In Office 2007 Microsoft will provide a common XML-based format that will be used by default for all of the Office products, Open XML. According to Microsoft:
By default, documents created in the next release of Microsoft Office products will be based on new, XML-based file formats. Distinct from the binary-based file format that has been a mainstay of past Microsoft Office releases, the new Office XML Formats are compact, robust file formats that enable better data integration between documents and back-end systems. An open, royalty-free file format specification maximizes interoperability in a heterogeneous environment, and enables any technology provider to integrate Microsoft Office documents into their solutions.
This will have the following advantages:
  • Compact file format. Documents are automatically compressed—up to 75 percent smaller in some cases.
  • Improved damaged file recovery. Modular data storage enables files to be opened even if a component within the file is damaged—a chart or table, for example.
  • Safer documents. Embedded code—for example, OLE objects or Microsoft Visual Basic for Applications code—is stored in a separate section within the file, so it can be easily identified for special processing. IT Administrators can block the documents that contain unwanted macros or controls, making documents safer for users when they are opened.
  • Easier integration. Developers have direct access to specific contents within the file, like charts, comments, and document metadata.
  • Transparency and improved information security. Documents can be shared confidentially because personally identifiable information and business sensitive information—user names, comments, tracked changes, file paths—can be easily identified and removed.
  • Compatibility. By installing a simple update, users of Microsoft Office 2000, Microsoft Office XP, and Office 2003 Editions can open, edit, and save documents in one of the Office XML Formats.

In reality, the Open XML format is a bunch of XML files that represent each component of the Office document, alongside binary objects like images, all zipped into a single package. This has obvious advantages both from the simplicity for developers to get at the appropriate information for reading and editing outside of the core applications, as well as the compression that zip can offer. In addition, there are none of the hassles associated with embedding binary objects in XML - images and multimedia objects can remain in their standard formats, just packaged within the zip.

This covers two of the main facets required for intelligence: open, editable content and accessible document metadata. Now Office documents be edited and assembled outside of the MS Word, Excel, Powerpoint, etc applications, enabling automation around the format, for example for document generation from backend business data. Also, repositories can read the document metadata by just examining an XML file.

The storage of document metadata in XML within the Open XML package will initally be leveraged when storing documents to Sharepoint. Users will be presented with a document information panel in Word, to enable easy capture of identifying or semantic information for the document. On storing the document to Sharepoint, these attributes entered into the form in Word are read by Sharepoint to update its structured 'index' metadata used for classifying and searching documents. This is a round-trip process - on removing a document from Sharepoint, the document attributes stored in Open XML will be set based on the current Sharepoint index metadata, ensuring that the document is up to date and can be identified offline. Due to the open format, other vendors' repositories can (and should) do the same.

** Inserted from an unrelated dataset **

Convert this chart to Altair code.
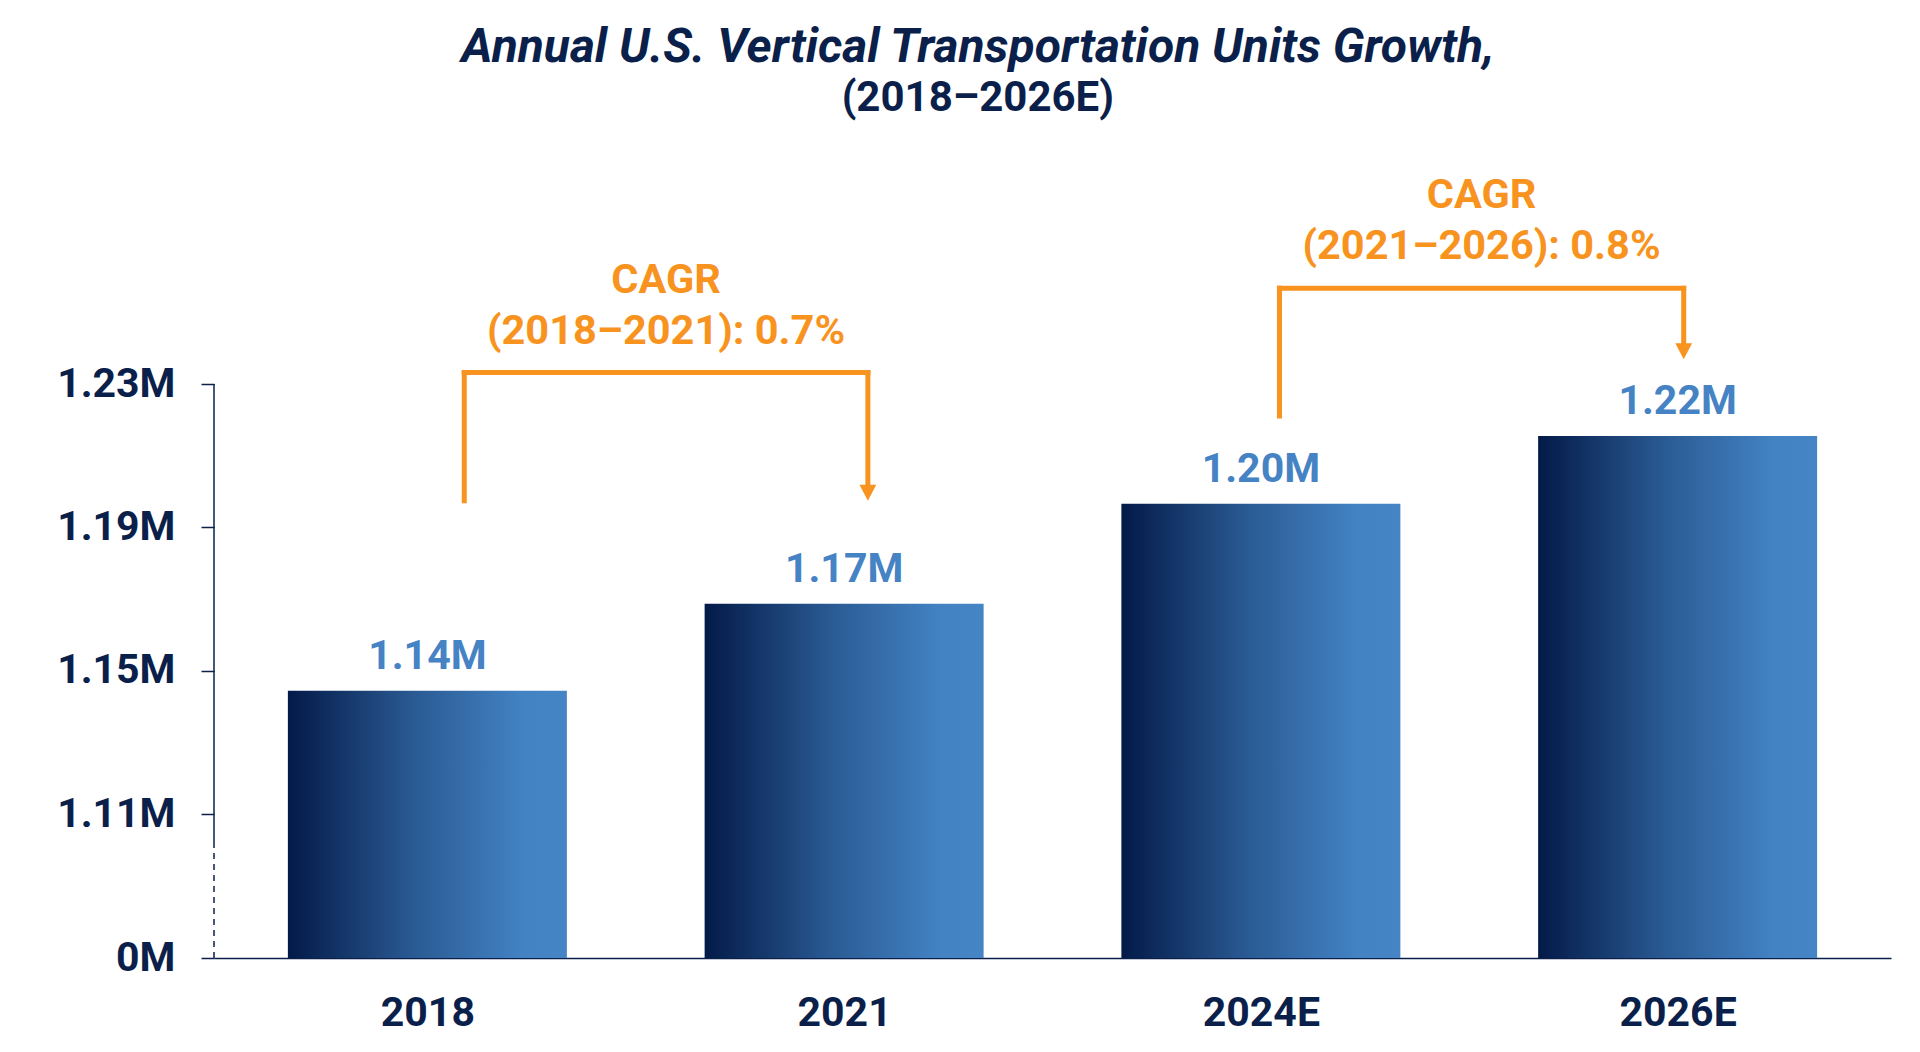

Transfer of document to repository metadata is simple, powerful integration that could be useful to many organizations when tracking documents. At the same time, it presents issues when dealing with published, finalized documents - do you or don't you update the metadata in a document that should otherwise be locked down, when retrieving it from a records repository?

The final dimension of document intelligence, capture and storage of dynamic metadata, as Adobe uses in PDF for forms and worflow state, could be considered to be covered by extending this approach, coupled with Microsoft's InfoPath 2007:
Microsoft Office InfoPath 2007 is a Windows-based application for creating rich, dynamic forms that teams and organizations can use to gather, share, and reuse information—leading to improved collaboration and decision-making throughout your organization.

InfoPath is used to design the document information panel that will be presented to users in Word 2007, enabling complex forms to be used to capture document metadata. If the document is central to a workflow process, the process related attributes could also be captured here. These are transferred back to Sharepoint when submitted back to the system, enabling the Microsoft workflow to deliver the document to the next user appropriate to the information entered. This is much the same as Adobe does with Livecycle. To complete the picture, pure InfoPath forms can be delivered by workflow, email, web or Sharepoint Portal, enabling information collection outside of a document centric world. In Microsoft's world, forms and documents are separate packages that can be used independently or combined as required.

There has been much discussion over the relationship between Microsoft Open XML and ODF, and their interchange. I believe that although Microsoft sees the threat from Open Office, but as much emphasis is being placed on getting Office to a state where it can compete with higher end users and their preference for Adobe (the threat is evident to Adobe it seems). Microsoft is finally catching up with Adobe in its ability to provide document intelligence within its Office documents, enabling offline classification, document workflow management and forms data capture. Coupled with Microsoft's ECM strategy with Sharepoint and workflow, Office 2007 will be a good stepping stone to effective document and business process management in every organization over the next few years. All vendors in the space need to adapt fast to stay ahead of the game, while leveraging the power that both Microsoft and Adobe offer with their products.

Technorati tags:


Darren Strange said...

Good post. what do think of XPS? the XML Paper Specification?

Phil Ayres said...

Darren, thanks for you comment. I really don't know a lot about XPS, but looking at your blog it looks like you may have a bit to offer.

I have written a follow up post that really shows my ignorance in this area. Maybe you would like to contribute some more knowledgeable thoughts than I could!?